Work to complete:
Copy exactly, and only, the lines below from the first through the one containing "0, 0, 0.336, 0.336, 0]", both included; pictures are omitted.
▽
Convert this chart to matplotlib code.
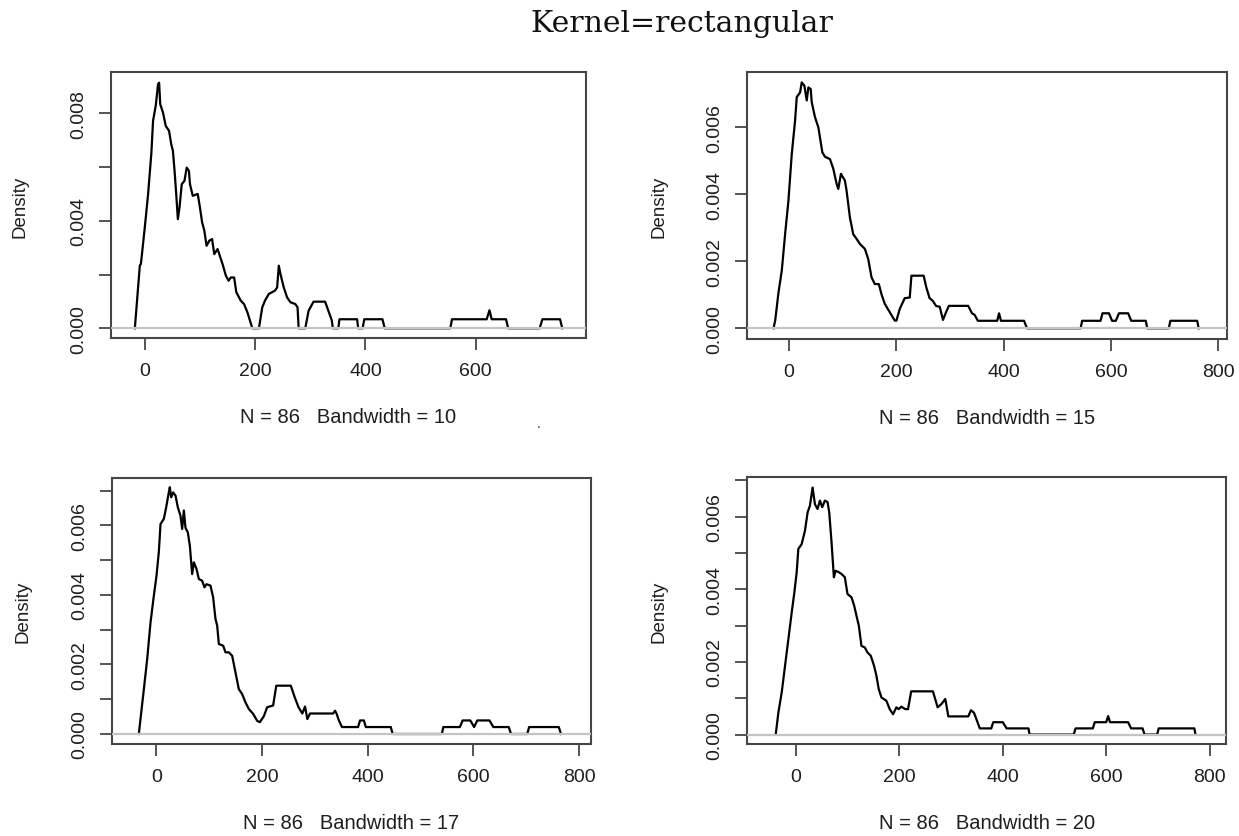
import matplotlib
matplotlib.use('Agg')
import matplotlib.pyplot as plt
import numpy as np

# --- data (x, density * 1000) ---
bandwidths = [10, 15, 17, 20]
n_obs = 86

x_bw10 = [-18, -9, -7, 0, 6, 12, 15, 20, 24, 26, 28, 33, 38, 44, 48, 51, 54, 57, 60, 63,
          67, 72, 76, 80, 82, 87, 96, 100, 104, 108, 112, 117, 122, 126, 132, 136, 141, 147, 152, 156,
          162, 166, 174, 180, 186, 195, 207, 213, 218, 225, 236, 240, 243, 246, 252, 258, 264, 273, 277, 279,
          291, 297, 306, 327, 339, 341, 351, 353, 385, 387, 395, 398, 431, 435, 554, 557, 620, 625, 629, 655,
          659, 716, 721, 753, 757]
y_bw10 = [0, 2.33, 2.40, 3.75, 4.99, 6.54, 7.72, 8.30, 9.08, 9.14, 8.34, 8.03, 7.53, 7.35, 6.85, 6.60, 5.86, 5.00, 4.06, 4.50,
          5.36, 5.49, 5.98, 5.86, 5.36, 4.93, 5.00, 4.50, 3.94, 3.63, 3.07, 3.26, 3.32, 2.76, 2.95, 2.70, 2.39, 1.96, 1.77, 1.89,
          1.89, 1.34, 1.03, 0.90, 0.60, 0, 0, 0.78, 1.03, 1.28, 1.40, 1.52, 2.33, 2.02, 1.52, 1.15, 0.97, 0.90, 0.78, 0,
          0, 0.65, 0.99, 0.99, 0.30, 0, 0, 0.336, 0.336, 0, 0, 0.336, 0.336, 0, 0, 0.336, 0.336, 0.67, 0.336, 0.336,
          0, 0, 0.336, 0.336, 0]

x_bw15 = [-28.7, -25.6, -19.4, -13.3, -7.1, -0.9, 5.3, 11.5, 14.6, 20.8, 23.9, 28.8, 33.2, 36.3, 40.6, 42.5, 48.6, 54.8,
          62.3, 67.2, 76.5, 82.7, 88.9, 92.0, 96.9, 104.3, 107.4, 113.6, 119.8, 126.0, 132.2, 141.5, 147.7, 153.9,
          160.1, 167.5, 172.4, 178.6, 187.9, 197.2, 200.3, 206.5, 215.8, 225.1, 228.2, 251, 256, 262, 268, 274, 281,
          287, 292, 298, 334, 341, 346, 352, 388, 391.5, 395, 438, 443.6, 543.4, 546.3, 580.6, 584.1, 596.3, 602,
          609.1, 614.8, 632, 637.7, 664.8, 667.7, 707.7, 710.6, 760.6, 763.4]
y_bw15 = [0, 0.23, 1.07, 1.72, 2.81, 3.81, 5.20, 6.20, 6.90, 7.04, 7.34, 7.24, 6.80, 7.19, 7.14, 6.75, 6.30, 6.00,
          5.25, 5.12, 5.05, 4.76, 4.31, 4.16, 4.61, 4.41, 4.11, 3.31, 2.81, 2.67, 2.52, 2.37, 2.07, 1.52,
          1.32, 1.32, 1.02, 0.73, 0.48, 0.23, 0.23, 0.58, 0.90, 0.92, 1.57, 1.57, 1.22, 0.90, 0.82, 0.67, 0.64,
          0.25, 0.45, 0.67, 0.67, 0.45, 0.40, 0.224, 0.224, 0.448, 0.224, 0.224, 0, 0, 0.224, 0.224, 0.448, 0.448, 0.224,
          0.224, 0.448, 0.448, 0.224, 0.224, 0, 0, 0.224, 0.224, 0]

x_bw17 = [-33.1, -30, -23.6, -17.3, -11, -4.7, 0.3, 4.7, 7.9, 14.2, 18.6, 23.6, 25.5, 28.1, 31.8, 36.3, 40.7, 45.7,
          48.9, 52.1, 55.2, 59.6, 63.4, 67.8, 71, 76, 80.4, 86.7, 91.1, 94.9, 102.5, 107.5, 111.9, 115.1, 118.3,
          126.5, 130.9, 137.2, 143.5, 149.8, 156.1, 162.4, 168.7, 175, 183.2, 190.8, 195.8, 203.4, 209.7, 221, 227,
          254.5, 261.8, 269.1, 276.3, 281.4, 285.8, 290.9, 334.6, 338.2, 341, 345.5, 351.3, 381.8, 385.5, 392.8,
          396.4, 443.7, 447.3, 540.3, 543.2, 574.5, 579.6, 594.2, 601.4, 607.3, 630.5, 637.8, 666.9, 671.3, 701.9,
          705.5, 761.6, 765.9]
y_bw17 = [0, 0.43, 1.29, 2.16, 3.21, 3.98, 4.55, 5.23, 6.04, 6.19, 6.52, 6.95, 7.10, 6.81, 6.95, 6.86, 6.52, 6.28,
          5.90, 6.43, 5.93, 5.80, 5.42, 4.60, 4.94, 4.75, 4.46, 4.41, 4.22, 4.31, 4.27, 3.93, 3.31, 3.12, 2.59,
          2.54, 2.35, 2.35, 2.25, 1.77, 1.29, 1.15, 0.91, 0.72, 0.58, 0.38, 0.34, 0.51, 0.77, 0.82, 1.39,
          1.39, 1.06, 0.77, 0.59, 0.79, 0.43, 0.59, 0.59, 0.67, 0.59, 0.39, 0.20, 0.20, 0.39, 0.39,
          0.20, 0.20, 0, 0, 0.20, 0.20, 0.39, 0.39, 0.20, 0.39, 0.39, 0.20, 0.20, 0, 0,
          0.20, 0.20, 0]

x_bw20 = [-38.8, -33.6, -27.2, -20.8, -14.3, -7.9, -2.8, 1.7, 4.9, 11.3, 17.7, 22.9, 27.3, 32.5, 37, 42.1, 46.6, 51.1,
          56.2, 61.4, 64.6, 69.1, 73.6, 76.8, 83.2, 88.4, 94.8, 99.9, 107.6, 112.8, 117.3, 121.8, 126.9, 133.3, 138.5,
          144.9, 151.3, 155.8, 160.3, 165.5, 175.1, 181.5, 187.9, 194.4, 198.9, 204, 211.7, 216.9, 223, 265, 274.1,
          281.5, 288.9, 294.8, 333.3, 338.5, 344.4, 355.6, 377.8, 381.5, 400, 407.4, 449.6, 451.8, 537, 540.7, 574,
          577.7, 599.9, 603.6, 607.3, 642.1, 648, 670.2, 673.9, 698.3, 701.3, 770.2, 772.4]
y_bw20 = [0, 0.61, 1.16, 1.89, 2.63, 3.36, 3.91, 4.46, 5.11, 5.24, 5.61, 6.12, 6.30, 6.80, 6.34, 6.21, 6.44, 6.26,
          6.44, 6.40, 6.12, 5.29, 4.33, 4.51, 4.47, 4.42, 4.33, 3.87, 3.78, 3.55, 3.27, 3.00, 2.44, 2.40, 2.26,
          2.17, 1.89, 1.62, 1.25, 1.02, 0.93, 0.70, 0.56, 0.75, 0.70, 0.77, 0.70, 0.70, 1.19, 1.19, 0.75,
          0.84, 0.98, 0.50, 0.50, 0.67, 0.60, 0.17, 0.17, 0.34, 0.34, 0.17, 0.17, 0, 0, 0.17, 0.17,
          0.34, 0.34, 0.51, 0.34, 0.34, 0.17, 0.17, 0, 0, 0.17, 0.17, 0]

xs = [x_bw10, x_bw15, x_bw17, x_bw20]
ys = [y_bw10, y_bw15, y_bw17, y_bw20]

# --- layout (figure fractions, limits, ticks) ---
rects = [(0.0893, 0.5944, 0.3836, 0.3180),
         (0.6029, 0.5938, 0.3874, 0.3186),
         (0.0901, 0.1099, 0.3869, 0.3178),
         (0.6029, 0.1099, 0.3870, 0.3190)]
xlims = [(-61.9, 799.9), (-78.1, 816.1), (-84.6, 822.6), (-94.3, 832.3)]
ylims = [(-0.00038, 0.009526), (-0.000319, 0.00764), (-0.000288, 0.007365), (-0.00026, 0.00709)]
xticks = [[0, 200, 400, 600], [0, 200, 400, 600, 800], [0, 200, 400, 600, 800], [0, 200, 400, 600, 800]]
yticks = [[0, 0.002, 0.004, 0.006, 0.008],
          [0, 0.002, 0.004, 0.006],
          [0, 0.001, 0.002, 0.003, 0.004, 0.005, 0.006, 0.007],
          [0, 0.001, 0.002, 0.003, 0.004, 0.005, 0.006, 0.007]]
ylabel_every = [2, 1, 2, 2]
ylabel_x = [-0.191, -0.183, -0.185, -0.183]

plt.rcParams['font.family'] = ['Liberation Sans', 'DejaVu Sans']
text_col = '#1e1e1e'
frame_col = '#464646'

fig = plt.figure(figsize=(12.39, 8.37), dpi=100)

for i in range(4):
    ax = fig.add_axes(rects[i])
    ax.plot(xs[i], np.array(ys[i]) / 1000.0, color='black', lw=1.6, zorder=2)
    ax.axhline(0, color='#c4c4c4', lw=1.6, zorder=3)
    ax.set_xlim(*xlims[i])
    ax.set_ylim(*ylims[i])

    ax.set_xticks(xticks[i])
    ax.set_xticklabels([str(t) for t in xticks[i]])
    ax.set_yticks(yticks[i])
    ax.set_yticklabels(['%.3f' % t if k % ylabel_every[i] == 0 else ''
                        for k, t in enumerate(yticks[i])],
                       rotation=90, va='center')

    ax.tick_params(direction='out', length=8.5, width=1.3, color=frame_col,
                   labelsize=14, labelcolor=text_col, pad=8.5)
    for sp in ax.spines.values():
        sp.set_color(frame_col)
        sp.set_linewidth(1.5)

    ax.set_xlabel('N = %d   Bandwidth = %d' % (n_obs, bandwidths[i]),
                  fontsize=14.5, color=text_col, va='center')
    ax.xaxis.set_label_coords(0.5, -0.294)
    ax.set_ylabel('Density', fontsize=13.5, color=text_col, va='center')
    ax.yaxis.set_label_coords(ylabel_x[i], 0.5)

fig.text(682 / 1239, 1 - 24 / 837, 'Kernel=rectangular', family='DejaVu Serif',
         fontsize=21.5, ha='center', va='center', color='#111111')
fig.text(539 / 1239, 1 - 424 / 837, '.', fontsize=10, ha='center', va='center', color='#333333')

fig.savefig('out.png', dpi=100)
△
Solution to this exercise:
Convert this chart to matplotlib code.
import matplotlib
matplotlib.use('Agg')
import matplotlib.pyplot as plt
import numpy as np

# --- data (x, density * 1000) ---
bandwidths = [10, 15, 17, 20]
n_obs = 86

x_bw10 = [-18, -9, -7, 0, 6, 12, 15, 20, 24, 26, 28, 33, 38, 44, 48, 51, 54, 57, 60, 63,
          67, 72, 76, 80, 82, 87, 96, 100, 104, 108, 112, 117, 122, 126, 132, 136, 141, 147, 152, 156,
          162, 166, 174, 180, 186, 195, 207, 213, 218, 225, 236, 240, 243, 246, 252, 258, 264, 273, 277, 279,
          291, 297, 306, 327, 339, 341, 351, 353, 385, 387, 395, 398, 431, 435, 554, 557, 620, 625, 629, 655,
          659, 716, 721, 753, 757]
y_bw10 = [0, 2.33, 2.40, 3.75, 4.99, 6.54, 7.72, 8.30, 9.08, 9.14, 8.34, 8.03, 7.53, 7.35, 6.85, 6.60, 5.86, 5.00, 4.06, 4.50,
          5.36, 5.49, 5.98, 5.86, 5.36, 4.93, 5.00, 4.50, 3.94, 3.63, 3.07, 3.26, 3.32, 2.76, 2.95, 2.70, 2.39, 1.96, 1.77, 1.89,
          1.89, 1.34, 1.03, 0.90, 0.60, 0, 0, 0.78, 1.03, 1.28, 1.40, 1.52, 2.33, 2.02, 1.52, 1.15, 0.97, 0.90, 0.78, 0,
          0, 0.65, 0.99, 0.99, 0.30, 0, 0, 0.336, 0.336, 0, 0, 0.336, 0.336, 0, 0, 0.336, 0.336, 0.67, 0.336, 0.336,
          0, 0, 0.336, 0.336, 0]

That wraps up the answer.